A modern desk setup with a large ultrawide monitor displaying a blue wave wallpaper and AI/notification panels.Background​

Windows 11’s development has been an exercise in restoring and rethinking features that were lost or changed in the jump from Windows 10, while injecting a new wave of on‑device and cloud‑assisted AI into the operating system shell. Microsoft stages these experiments across multiple Insider channels — Canary (earliest), Dev, Beta, and Release Preview — and the Canary channel is where the company tests the roughest, earliest changes that may never ship to the general public. That channel’s experimental nature means features can be toggled server‑side, staged gradually, and sometimes appear only on a subset of machines.
The recent set of changes being discussed in Insiders’ circles and the press combines a simple UI restoration (restoring seconds to the expanded clock in Notification Center) with a more forward‑looking push: AI actions surfaced in File Explorer’s right‑click menu for images, and a new Settings surface showing which apps have invoked Windows’ generative AI APIs, plus toggles to control access. The result is an unusual update that mixes polish and nostalgia with practical AI tooling aimed at everyday file tasks. (theverge.com, windowslatest.com)

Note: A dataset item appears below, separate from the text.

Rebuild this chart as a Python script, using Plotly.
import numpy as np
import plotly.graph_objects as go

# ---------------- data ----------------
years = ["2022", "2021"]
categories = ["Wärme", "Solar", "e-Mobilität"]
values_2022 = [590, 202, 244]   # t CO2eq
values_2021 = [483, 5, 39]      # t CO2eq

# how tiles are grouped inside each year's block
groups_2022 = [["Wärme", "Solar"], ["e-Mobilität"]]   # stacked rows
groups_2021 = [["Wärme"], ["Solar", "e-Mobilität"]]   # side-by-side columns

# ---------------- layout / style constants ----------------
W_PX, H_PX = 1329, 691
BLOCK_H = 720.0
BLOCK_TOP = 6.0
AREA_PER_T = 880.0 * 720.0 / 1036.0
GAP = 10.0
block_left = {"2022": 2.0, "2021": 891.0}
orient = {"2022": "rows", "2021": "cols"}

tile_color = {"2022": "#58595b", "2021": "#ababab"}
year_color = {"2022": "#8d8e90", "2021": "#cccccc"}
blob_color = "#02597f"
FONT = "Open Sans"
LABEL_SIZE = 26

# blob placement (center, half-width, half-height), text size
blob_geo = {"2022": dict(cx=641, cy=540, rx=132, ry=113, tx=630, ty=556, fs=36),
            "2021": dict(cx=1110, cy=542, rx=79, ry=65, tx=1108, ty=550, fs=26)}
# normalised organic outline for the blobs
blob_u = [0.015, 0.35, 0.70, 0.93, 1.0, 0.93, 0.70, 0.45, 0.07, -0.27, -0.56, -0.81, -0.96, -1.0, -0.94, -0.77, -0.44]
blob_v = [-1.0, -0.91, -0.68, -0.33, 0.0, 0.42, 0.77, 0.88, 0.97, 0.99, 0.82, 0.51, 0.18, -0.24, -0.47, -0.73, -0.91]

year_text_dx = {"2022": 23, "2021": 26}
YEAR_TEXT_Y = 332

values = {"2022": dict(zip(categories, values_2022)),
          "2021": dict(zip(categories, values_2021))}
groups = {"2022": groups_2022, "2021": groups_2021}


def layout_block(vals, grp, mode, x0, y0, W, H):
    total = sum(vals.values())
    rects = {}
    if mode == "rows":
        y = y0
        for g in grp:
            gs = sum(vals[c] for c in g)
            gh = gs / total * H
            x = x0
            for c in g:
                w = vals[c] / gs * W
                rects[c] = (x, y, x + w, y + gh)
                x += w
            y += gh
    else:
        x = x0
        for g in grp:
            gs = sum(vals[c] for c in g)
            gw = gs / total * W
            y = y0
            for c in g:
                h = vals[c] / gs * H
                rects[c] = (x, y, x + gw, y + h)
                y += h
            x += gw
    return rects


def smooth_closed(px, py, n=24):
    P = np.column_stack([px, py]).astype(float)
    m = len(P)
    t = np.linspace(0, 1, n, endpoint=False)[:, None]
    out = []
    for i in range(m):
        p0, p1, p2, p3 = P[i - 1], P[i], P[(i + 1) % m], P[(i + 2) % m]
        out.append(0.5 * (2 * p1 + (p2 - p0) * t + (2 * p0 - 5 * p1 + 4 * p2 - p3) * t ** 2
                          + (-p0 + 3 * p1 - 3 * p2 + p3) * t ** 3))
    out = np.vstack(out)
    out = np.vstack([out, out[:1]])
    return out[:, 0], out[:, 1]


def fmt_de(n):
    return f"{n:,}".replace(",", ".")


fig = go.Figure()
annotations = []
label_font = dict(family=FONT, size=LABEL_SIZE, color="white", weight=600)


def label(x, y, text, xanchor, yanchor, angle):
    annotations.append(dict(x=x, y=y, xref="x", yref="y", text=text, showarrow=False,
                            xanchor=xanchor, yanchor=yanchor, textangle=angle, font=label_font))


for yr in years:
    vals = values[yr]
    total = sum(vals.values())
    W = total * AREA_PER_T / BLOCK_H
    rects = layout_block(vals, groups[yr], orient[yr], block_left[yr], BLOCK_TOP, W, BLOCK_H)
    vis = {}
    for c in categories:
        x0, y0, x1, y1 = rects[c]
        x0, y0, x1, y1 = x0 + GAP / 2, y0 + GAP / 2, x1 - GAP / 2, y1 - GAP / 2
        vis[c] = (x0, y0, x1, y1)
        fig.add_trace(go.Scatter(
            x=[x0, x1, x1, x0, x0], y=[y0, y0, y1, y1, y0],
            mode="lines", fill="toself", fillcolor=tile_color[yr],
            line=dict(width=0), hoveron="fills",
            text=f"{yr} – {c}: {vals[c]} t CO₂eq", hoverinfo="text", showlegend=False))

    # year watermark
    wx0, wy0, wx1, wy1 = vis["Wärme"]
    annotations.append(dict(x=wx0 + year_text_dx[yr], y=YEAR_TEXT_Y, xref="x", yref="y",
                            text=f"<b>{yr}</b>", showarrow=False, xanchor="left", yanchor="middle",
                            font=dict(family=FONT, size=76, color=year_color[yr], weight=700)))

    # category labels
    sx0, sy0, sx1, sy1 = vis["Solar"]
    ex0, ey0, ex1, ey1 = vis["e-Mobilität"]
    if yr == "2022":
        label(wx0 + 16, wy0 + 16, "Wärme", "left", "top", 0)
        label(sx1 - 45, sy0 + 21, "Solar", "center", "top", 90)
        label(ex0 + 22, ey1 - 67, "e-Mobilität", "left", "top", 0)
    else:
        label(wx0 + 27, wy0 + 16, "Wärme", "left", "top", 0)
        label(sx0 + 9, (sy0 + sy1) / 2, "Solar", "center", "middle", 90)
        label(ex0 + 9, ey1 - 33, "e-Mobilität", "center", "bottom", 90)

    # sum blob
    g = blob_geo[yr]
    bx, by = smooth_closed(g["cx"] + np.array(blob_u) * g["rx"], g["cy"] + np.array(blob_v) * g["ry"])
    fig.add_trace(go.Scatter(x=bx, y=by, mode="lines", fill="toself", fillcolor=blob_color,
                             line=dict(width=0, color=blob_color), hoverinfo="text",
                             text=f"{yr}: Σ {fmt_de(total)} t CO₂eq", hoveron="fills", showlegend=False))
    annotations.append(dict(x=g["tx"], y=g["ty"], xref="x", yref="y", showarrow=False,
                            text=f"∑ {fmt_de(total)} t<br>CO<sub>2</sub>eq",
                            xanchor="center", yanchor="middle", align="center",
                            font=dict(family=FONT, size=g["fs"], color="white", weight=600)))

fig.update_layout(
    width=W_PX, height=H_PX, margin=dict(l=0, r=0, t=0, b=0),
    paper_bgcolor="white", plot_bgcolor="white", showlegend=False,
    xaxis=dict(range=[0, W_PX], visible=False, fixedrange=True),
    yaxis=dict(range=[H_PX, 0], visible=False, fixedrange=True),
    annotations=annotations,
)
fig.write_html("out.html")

What changed — at a glance​

  • Notification Center clock: A toggle in Settings restores a larger clock in the Notification Center flyout that includes seconds (HH:MM:SS) above the calendar. This targets users who need precise timing without enabling the taskbar seconds display. (blogs.windows.com, windowslatest.com)
  • File Explorer: AI actions: Right‑click an image (currently JPG/JPEG and PNG) and a new AI actions submenu can offer:
  • Bing Visual Search (visual lookup),
  • Blur background (Photos app integration),
  • Erase objects (generative erase in Photos),
  • Remove background (Paint’s background removal).
    These act as one‑click or one‑flow shortcuts into existing editing/search features rather than full blown new editors inside Explorer. (theverge.com)
  • Generative AI visibility and control: Settings now include a Text and image generation (or Generative AI) page under Privacy & security that lists recent app activity (which apps used Windows‑provided generative models) and includes toggles to let or block apps from using those on‑device models; Group Policy/MDM controls are also available for enterprise management. (geekrewind.com, elevenforum.com)
  • Rollout caveats: Several community reports identify the build number tied to these experiments as a Canary flight (reported around Build 27938), but the Canary channel’s server‑side gating and staging mean users may or may not see the features even if they’re on the same build; official Flight Hub records for every community‑reported number may lag. Treat device impressions as representative but not definitive until an official Microsoft build note appears.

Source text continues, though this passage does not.